With addresses it’s a little bit trickier. We will focus on the district treating it as categorical variable for further regression models. However, not all entries has the nice and full address. Some of them contain only the district and city name. First off, we extract the district from full address observations, and then extract the district from the rest of entries:

property$part <- str_match(string = property$address,
                           pattern = "(?<=, )(.+?),")[, 2]
property$part[is.na(property$part)] <-
    gsub(pattern = ", Dortmund", "", property$address[is.na(property$part)])

Finally, removing NAs and throwing away duplicated rows yield nice and clean data, on which we will calibrate our models in the further post.

nrow(property)
# > 900
nrow(unique(property))
# > 889
sum(complete.cases(property))
# > 889
property <- property[!duplicated(property) & complete.cases(property), ]
nrow(property)
# > 888

As result of these code snippets we obtained the nice real estate data set of 888 rows including such columns as price, area, rooms, address, and part. The data is free from missed values and duplicated rows. So, Set a course for regression, full speed ahead!

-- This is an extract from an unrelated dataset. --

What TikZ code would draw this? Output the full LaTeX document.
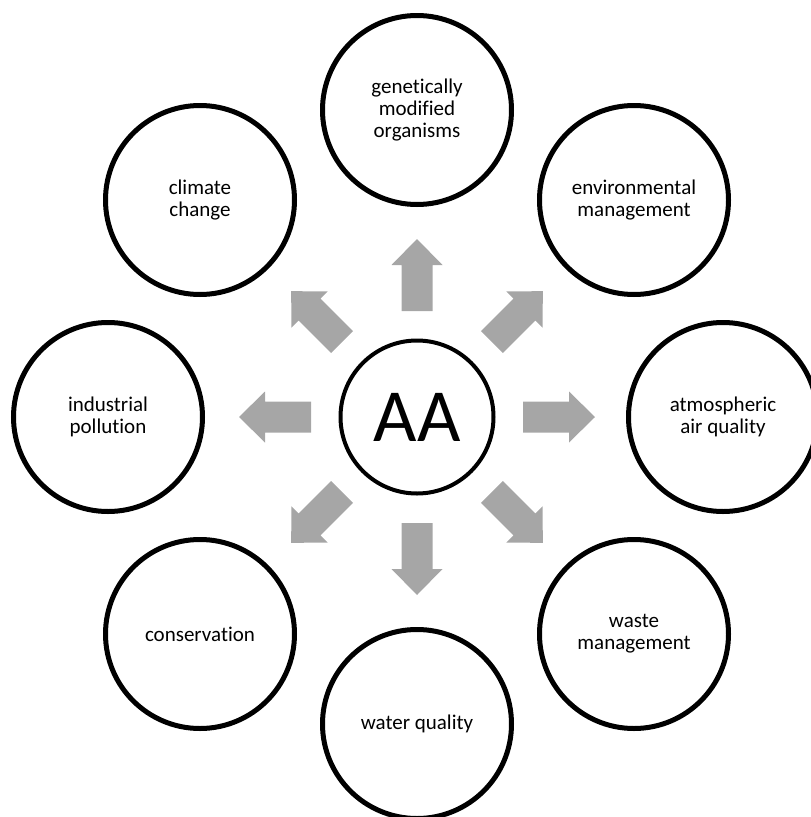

Please, note, that with a bit of pain in neck it’s possible to get more detailed info, like the level of building, balcony, cellar, etc. But for a time being it’s reasonable to operate with available data.

The source file is available at my gist together with data file downloaded on 2017 September 8.

Update: how could I miss that immobilienscout24 has an API? However, it’s not yet clear whether the time spent learning API would take less than writing this code.